**DESCRIPTION OF THE TASK:** Pictures do not belong in your copy. Repeat all the other data exactly.

————————

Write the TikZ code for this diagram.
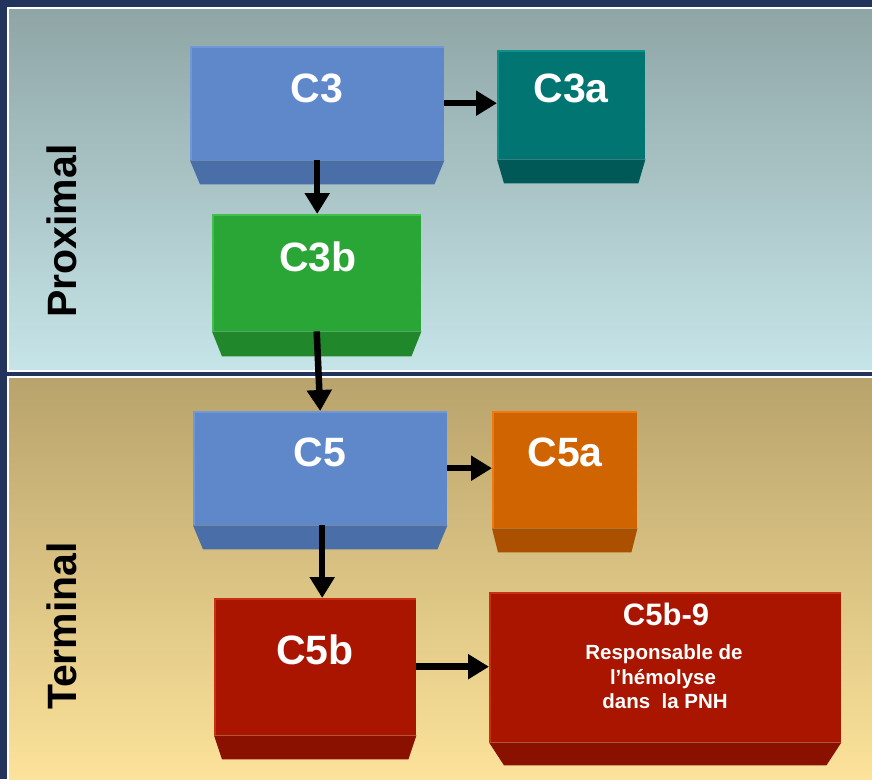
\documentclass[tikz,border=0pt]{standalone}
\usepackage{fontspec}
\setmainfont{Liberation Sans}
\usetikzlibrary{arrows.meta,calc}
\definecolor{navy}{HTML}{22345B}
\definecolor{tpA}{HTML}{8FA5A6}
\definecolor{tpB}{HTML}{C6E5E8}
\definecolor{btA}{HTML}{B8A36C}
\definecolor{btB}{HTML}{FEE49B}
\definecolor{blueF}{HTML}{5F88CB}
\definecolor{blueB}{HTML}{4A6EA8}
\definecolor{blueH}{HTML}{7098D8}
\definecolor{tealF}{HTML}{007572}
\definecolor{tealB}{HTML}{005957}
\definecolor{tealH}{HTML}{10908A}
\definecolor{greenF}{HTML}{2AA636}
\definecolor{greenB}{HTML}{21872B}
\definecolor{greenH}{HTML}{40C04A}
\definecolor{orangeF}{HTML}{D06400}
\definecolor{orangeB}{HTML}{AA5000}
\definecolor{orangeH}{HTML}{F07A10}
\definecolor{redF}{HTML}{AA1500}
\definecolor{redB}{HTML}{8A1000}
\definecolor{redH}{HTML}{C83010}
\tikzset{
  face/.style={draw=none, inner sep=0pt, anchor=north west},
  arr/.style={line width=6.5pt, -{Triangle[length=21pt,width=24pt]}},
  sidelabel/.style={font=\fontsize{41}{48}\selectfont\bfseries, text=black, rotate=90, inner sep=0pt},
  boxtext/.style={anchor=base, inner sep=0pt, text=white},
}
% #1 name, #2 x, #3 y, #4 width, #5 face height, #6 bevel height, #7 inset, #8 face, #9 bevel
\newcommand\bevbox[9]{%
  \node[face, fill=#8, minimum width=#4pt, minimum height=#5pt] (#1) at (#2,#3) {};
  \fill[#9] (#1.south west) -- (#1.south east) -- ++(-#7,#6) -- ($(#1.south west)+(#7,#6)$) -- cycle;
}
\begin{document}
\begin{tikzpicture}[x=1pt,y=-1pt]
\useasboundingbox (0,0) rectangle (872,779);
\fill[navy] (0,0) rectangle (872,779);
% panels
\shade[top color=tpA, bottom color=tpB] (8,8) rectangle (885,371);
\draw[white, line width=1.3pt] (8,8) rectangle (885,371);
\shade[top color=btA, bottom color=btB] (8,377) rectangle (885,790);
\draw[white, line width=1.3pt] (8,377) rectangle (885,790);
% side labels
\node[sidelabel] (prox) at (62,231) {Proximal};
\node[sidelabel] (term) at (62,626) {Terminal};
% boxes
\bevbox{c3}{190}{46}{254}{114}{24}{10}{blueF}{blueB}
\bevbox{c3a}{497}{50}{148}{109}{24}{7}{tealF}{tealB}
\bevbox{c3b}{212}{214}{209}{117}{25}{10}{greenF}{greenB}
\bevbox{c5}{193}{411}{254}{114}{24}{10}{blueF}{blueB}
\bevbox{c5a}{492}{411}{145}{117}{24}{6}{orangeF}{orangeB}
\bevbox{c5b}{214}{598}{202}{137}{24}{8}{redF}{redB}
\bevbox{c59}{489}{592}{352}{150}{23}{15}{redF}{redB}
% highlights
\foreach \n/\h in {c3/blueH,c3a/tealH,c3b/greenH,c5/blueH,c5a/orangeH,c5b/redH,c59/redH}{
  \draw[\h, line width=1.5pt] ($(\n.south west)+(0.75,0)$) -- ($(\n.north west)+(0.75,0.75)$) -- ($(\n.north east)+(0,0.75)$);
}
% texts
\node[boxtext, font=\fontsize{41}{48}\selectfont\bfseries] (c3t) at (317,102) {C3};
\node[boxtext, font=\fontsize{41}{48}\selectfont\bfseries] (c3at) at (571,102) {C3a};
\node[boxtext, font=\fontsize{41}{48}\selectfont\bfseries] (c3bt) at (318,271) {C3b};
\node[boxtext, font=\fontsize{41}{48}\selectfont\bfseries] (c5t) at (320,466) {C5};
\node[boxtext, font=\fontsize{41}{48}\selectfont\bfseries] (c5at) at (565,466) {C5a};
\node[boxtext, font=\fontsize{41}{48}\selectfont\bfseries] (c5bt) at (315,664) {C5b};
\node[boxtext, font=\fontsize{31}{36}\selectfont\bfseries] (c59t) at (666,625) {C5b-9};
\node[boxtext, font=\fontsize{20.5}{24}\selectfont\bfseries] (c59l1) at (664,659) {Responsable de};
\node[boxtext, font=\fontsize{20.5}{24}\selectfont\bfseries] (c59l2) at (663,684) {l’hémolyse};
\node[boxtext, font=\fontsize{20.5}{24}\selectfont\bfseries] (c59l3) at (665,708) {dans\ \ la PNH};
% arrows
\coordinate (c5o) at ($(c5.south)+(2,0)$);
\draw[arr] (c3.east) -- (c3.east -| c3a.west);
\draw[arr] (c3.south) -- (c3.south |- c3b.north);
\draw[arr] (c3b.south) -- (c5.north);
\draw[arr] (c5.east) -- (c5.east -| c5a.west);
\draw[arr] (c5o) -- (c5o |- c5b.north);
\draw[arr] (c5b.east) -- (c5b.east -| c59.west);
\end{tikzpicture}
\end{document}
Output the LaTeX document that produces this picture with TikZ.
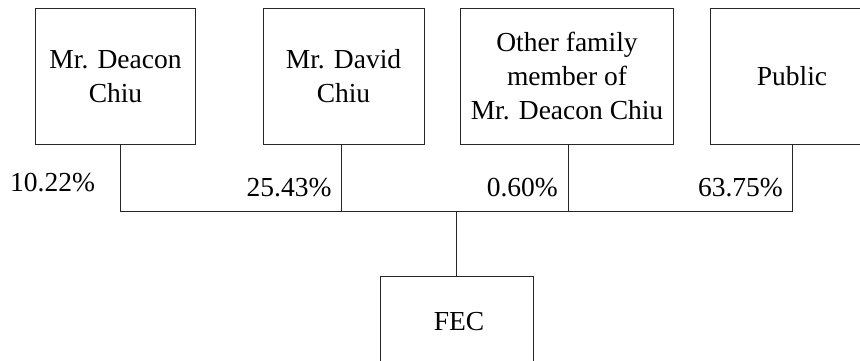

————————

**OUTPUT FOR THIS EXERCISE:**
Write the TikZ code for this diagram.
\documentclass[tikz,border=0pt]{standalone}
\usepackage{fontspec}
\setmainfont{Liberation Sans}
\usetikzlibrary{arrows.meta,calc}
\definecolor{navy}{HTML}{22345B}
\definecolor{tpA}{HTML}{8FA5A6}
\definecolor{tpB}{HTML}{C6E5E8}
\definecolor{btA}{HTML}{B8A36C}
\definecolor{btB}{HTML}{FEE49B}
\definecolor{blueF}{HTML}{5F88CB}
\definecolor{blueB}{HTML}{4A6EA8}
\definecolor{blueH}{HTML}{7098D8}
\definecolor{tealF}{HTML}{007572}
\definecolor{tealB}{HTML}{005957}
\definecolor{tealH}{HTML}{10908A}
\definecolor{greenF}{HTML}{2AA636}
\definecolor{greenB}{HTML}{21872B}
\definecolor{greenH}{HTML}{40C04A}
\definecolor{orangeF}{HTML}{D06400}
\definecolor{orangeB}{HTML}{AA5000}
\definecolor{orangeH}{HTML}{F07A10}
\definecolor{redF}{HTML}{AA1500}
\definecolor{redB}{HTML}{8A1000}
\definecolor{redH}{HTML}{C83010}
\tikzset{
  face/.style={draw=none, inner sep=0pt, anchor=north west},
  arr/.style={line width=6.5pt, -{Triangle[length=21pt,width=24pt]}},
  sidelabel/.style={font=\fontsize{41}{48}\selectfont\bfseries, text=black, rotate=90, inner sep=0pt},
  boxtext/.style={anchor=base, inner sep=0pt, text=white},
}
% #1 name, #2 x, #3 y, #4 width, #5 face height, #6 bevel height, #7 inset, #8 face, #9 bevel
\newcommand\bevbox[9]{%
  \node[face, fill=#8, minimum width=#4pt, minimum height=#5pt] (#1) at (#2,#3) {};
  \fill[#9] (#1.south west) -- (#1.south east) -- ++(-#7,#6) -- ($(#1.south west)+(#7,#6)$) -- cycle;
}
\begin{document}
\begin{tikzpicture}[x=1pt,y=-1pt]
\useasboundingbox (0,0) rectangle (872,779);
\fill[navy] (0,0) rectangle (872,779);
% panels
\shade[top color=tpA, bottom color=tpB] (8,8) rectangle (885,371);
\draw[white, line width=1.3pt] (8,8) rectangle (885,371);
\shade[top color=btA, bottom color=btB] (8,377) rectangle (885,790);
\draw[white, line width=1.3pt] (8,377) rectangle (885,790);
% side labels
\node[sidelabel] (prox) at (62,231) {Proximal};
\node[sidelabel] (term) at (62,626) {Terminal};
% boxes
\bevbox{c3}{190}{46}{254}{114}{24}{10}{blueF}{blueB}
\bevbox{c3a}{497}{50}{148}{109}{24}{7}{tealF}{tealB}
\bevbox{c3b}{212}{214}{209}{117}{25}{10}{greenF}{greenB}
\bevbox{c5}{193}{411}{254}{114}{24}{10}{blueF}{blueB}
\bevbox{c5a}{492}{411}{145}{117}{24}{6}{orangeF}{orangeB}
\bevbox{c5b}{214}{598}{202}{137}{24}{8}{redF}{redB}
\bevbox{c59}{489}{592}{352}{150}{23}{15}{redF}{redB}
% highlights
\foreach \n/\h in {c3/blueH,c3a/tealH,c3b/greenH,c5/blueH,c5a/orangeH,c5b/redH,c59/redH}{
  \draw[\h, line width=1.5pt] ($(\n.south west)+(0.75,0)$) -- ($(\n.north west)+(0.75,0.75)$) -- ($(\n.north east)+(0,0.75)$);
}
% texts
\node[boxtext, font=\fontsize{41}{48}\selectfont\bfseries] (c3t) at (317,102) {C3};
\node[boxtext, font=\fontsize{41}{48}\selectfont\bfseries] (c3at) at (571,102) {C3a};
\node[boxtext, font=\fontsize{41}{48}\selectfont\bfseries] (c3bt) at (318,271) {C3b};
\node[boxtext, font=\fontsize{41}{48}\selectfont\bfseries] (c5t) at (320,466) {C5};
\node[boxtext, font=\fontsize{41}{48}\selectfont\bfseries] (c5at) at (565,466) {C5a};
\node[boxtext, font=\fontsize{41}{48}\selectfont\bfseries] (c5bt) at (315,664) {C5b};
\node[boxtext, font=\fontsize{31}{36}\selectfont\bfseries] (c59t) at (666,625) {C5b-9};
\node[boxtext, font=\fontsize{20.5}{24}\selectfont\bfseries] (c59l1) at (664,659) {Responsable de};
\node[boxtext, font=\fontsize{20.5}{24}\selectfont\bfseries] (c59l2) at (663,684) {l’hémolyse};
\node[boxtext, font=\fontsize{20.5}{24}\selectfont\bfseries] (c59l3) at (665,708) {dans\ \ la PNH};
% arrows
\coordinate (c5o) at ($(c5.south)+(2,0)$);
\draw[arr] (c3.east) -- (c3.east -| c3a.west);
\draw[arr] (c3.south) -- (c3.south |- c3b.north);
\draw[arr] (c3b.south) -- (c5.north);
\draw[arr] (c5.east) -- (c5.east -| c5a.west);
\draw[arr] (c5o) -- (c5o |- c5b.north);
\draw[arr] (c5b.east) -- (c5b.east -| c59.west);
\end{tikzpicture}
\end{document}
Output the LaTeX document that produces this picture with TikZ.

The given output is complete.